Per come vanno ormai da anni le cose sindacali in Italia, a pensar male non si sbaglia quasi più ed è diffusa l'impressione che nessuno voglia veramente un referendum tra i lavoratori.
Ed è per questo che la manifestazione del 20 ottobre deve connettersi con la battaglia nei luoghi di lavoro per il diritto a votare ed a decidere, anche esprimendosi esplicitamente contro il progetto organico che tutto il protocollo del 23 luglio contiene. Senza questa connessione rischiamo di vedere una manifestazione bella ed importante che poi però rischia di esaurirsi in una trattativa ed in un accordo tra le forze politiche governative per una rivisitazione, più o meno efficace, di alcuni punti legati al mercato del lavoro (di pensioni ormai non parla più nessuno) e d'altra parte una battaglia nei luoghi di lavoro che si esaurirà nella solita battaglia, condotta in solitudine, per il diritto al referendum e contro tutto il protocollo del 23 luglio (pensioni comprese).
Rischiamo cioè (anche se nessuno dice di volerlo) di vedere due percorsi diversi e separati che non riuscendo a connettersi di trasformeranno in due sconfitte (più o meno esplicite).
Il Governo, a parte qualche concessione di facciata, rimarrà ancorato alla sua deriva liberista e neocentrista, ed il sindacato concertativo pur subendo lo scontento dei lavoratori, ed evitando il confronto referendario, potrà continuare a trattare per conto dei lavoratori senza sentirsi in dovere di sentirli. Intanto, come tutti sanno, la legge 30 rimane, e la previdenza pubblica non c'è più.

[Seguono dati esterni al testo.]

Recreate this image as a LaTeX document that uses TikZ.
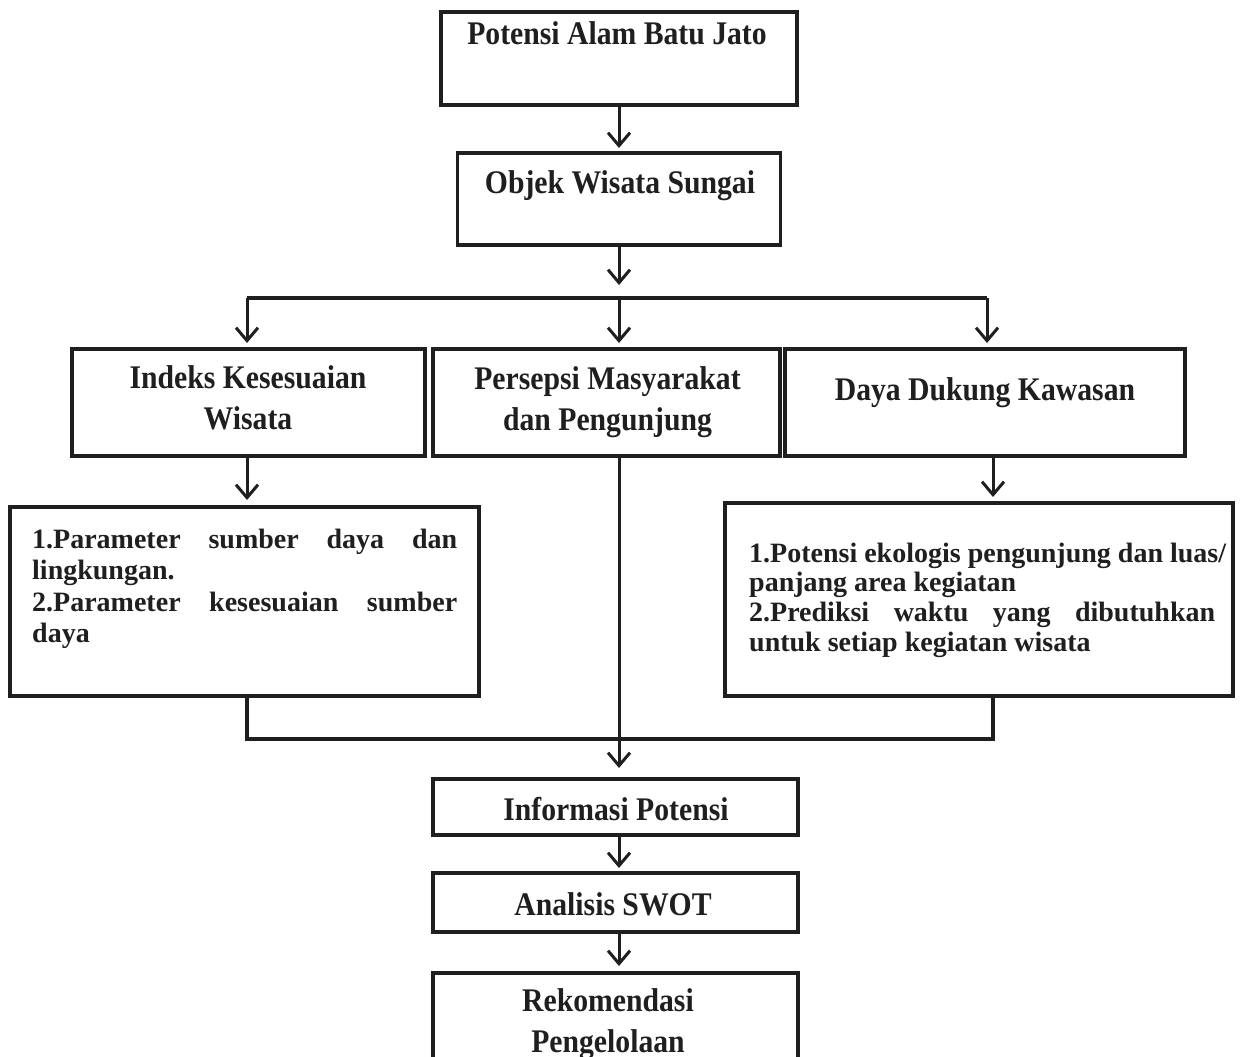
\documentclass[tikz,border=0pt]{standalone}
\usepackage{fontspec}
\setmainfont{Liberation Serif}
\newfontfamily\tfont{Liberation Serif}[FakeStretch=0.9]
\usetikzlibrary{arrows.meta}
\begin{document}
\begin{tikzpicture}[x=1pt,y=-1pt,
  box/.style={draw=black!88, line width=3.4pt, outer sep=0pt, inner sep=0pt},
  conn/.style={draw=black!88, line width=3.2pt},
  arr/.style={draw=black!88, line width=3pt, -{Straight Barb[length=13pt,width=22pt]}},
  ttl/.style={inner sep=0pt, anchor=base, text=black!88, font=\tfont\bfseries\fontsize{33}{41}\selectfont},
  par/.style={inner sep=0pt, anchor=base west, text=black!88}
]
\fill[white] (0,0) rectangle (1240,1057);
\useasboundingbox (0,0) rectangle (1240,1057);
\clip (0,0) rectangle (1240,1057);

% boxes
\node[box, minimum width=356pt, minimum height=93pt] (b1) at (619,58.5) {};
\node[box, minimum width=323pt, minimum height=92pt] (b2) at (619,199) {};
\node[box, minimum width=353pt, minimum height=107pt] (ikw) at (248.5,402.5) {};
\node[box, minimum width=347pt, minimum height=107pt] (per) at (606.5,402.5) {};
\node[box, minimum width=400pt, minimum height=107pt] (day) at (985,402.5) {};
\node[box, minimum width=469pt, minimum height=189pt] (pl) at (244.5,601.5) {};
\node[box, minimum width=508pt, minimum height=193pt] (pr) at (979,599.5) {};
\node[box, minimum width=365pt, minimum height=56pt] (inf) at (615.5,807) {};
\node[box, minimum width=365pt, minimum height=59pt] (swot) at (615.5,902.5) {};
\node[box, minimum width=365pt, minimum height=130pt] (rek) at (615.5,1038) {};

% texts
\node[ttl] (t1) at (617,45) {Potensi Alam Batu Jato};
\node[ttl] (t2) at (620,193) {Objek Wisata Sungai};
\node[ttl] (tikw) at (248,388) {\parbox[t]{330pt}{\centering Indeks Kesesuaian\\Wisata}};
\node[ttl] (tper) at (607.5,389) {\parbox[t]{330pt}{\centering Persepsi Masyarakat\\dan Pengunjung}};
\node[ttl] (tday) at (985,400) {Daya Dukung Kawasan};
\node[ttl] (tinf) at (616,820) {Informasi Potensi};
\node[ttl] (tswot) at (613,915) {Analisis SWOT};
\node[ttl] (trek) at (608,1011) {\parbox[t]{330pt}{\centering Rekomendasi\\Pengelolaan}};

\node[par] (tpl) at (32,548) {\parbox[t]{425pt}{\bfseries\fontsize{28}{31.5}\selectfont
\makebox[425pt][s]{1.Parameter sumber daya dan}\\
lingkungan.\\
\makebox[425pt][s]{2.Parameter kesesuaian sumber}\\
daya}};
\node[par] (tpr) at (749,562) {\parbox[t]{485pt}{\bfseries\fontsize{28}{29.8}\selectfont
1.Potensi ekologis pengunjung dan luas/\\
panjang area kegiatan\\
\makebox[466pt][s]{2.Prediksi waktu yang dibutuhkan}\\
untuk setiap kegiatan wisata}};

% junction coordinates
\coordinate (xl) at (247,298);
\coordinate (xc) at (619,298);
\coordinate (xr) at (987,298);
\coordinate (jl) at (247,739);
\coordinate (jr) at (993,739);

% connectors
\draw[arr, shorten >=5pt] (b1.south) -- (b2.north);
\draw[arr, shorten >=13pt] (b2.south) -- (xc);
\draw[conn] (xl) -- (xr);
\draw[arr, shorten >=6pt] (xl) -- (xl |- ikw.north);
\draw[arr, shorten >=6pt] (xc) -- (xc |- per.north);
\draw[arr, shorten >=6pt] (xr) -- (xr |- day.north);
\draw[arr, shorten >=7pt] (ikw.south -| xl) -- (xl |- pl.north);
\draw[arr, shorten >=6pt] (day.south -| jr) -- (jr |- pr.north);
\draw[conn] (pl.south -| jl) -- (jl) -- (jr) -- (pr.south -| jr);
\draw[arr, shorten >=11pt] (per.south -| xc) -- (xc |- inf.north);
\draw[arr, shorten >=5pt] (inf.south -| xc) -- (xc |- swot.north);
\draw[arr, shorten >=7pt] (swot.south -| xc) -- (xc |- rek.north);
\end{tikzpicture}
\end{document}
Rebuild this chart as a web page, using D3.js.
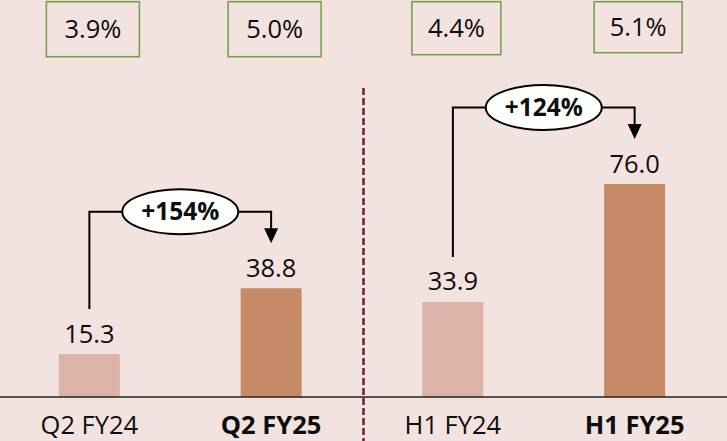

Molti delegati e delegate di luoghi di lavoro saranno anche alla manifestazione del 20 ottobre, ma per chiedere la decadenza dell'accordo del 23 luglio (sia sugli aspetti del mercato del lavoro che su quelli previdenziali) e per pretendere un vero e democratico referendum nei luoghi di lavoro ed il rispetto del suo risultato da parte delle segreterie sindacali.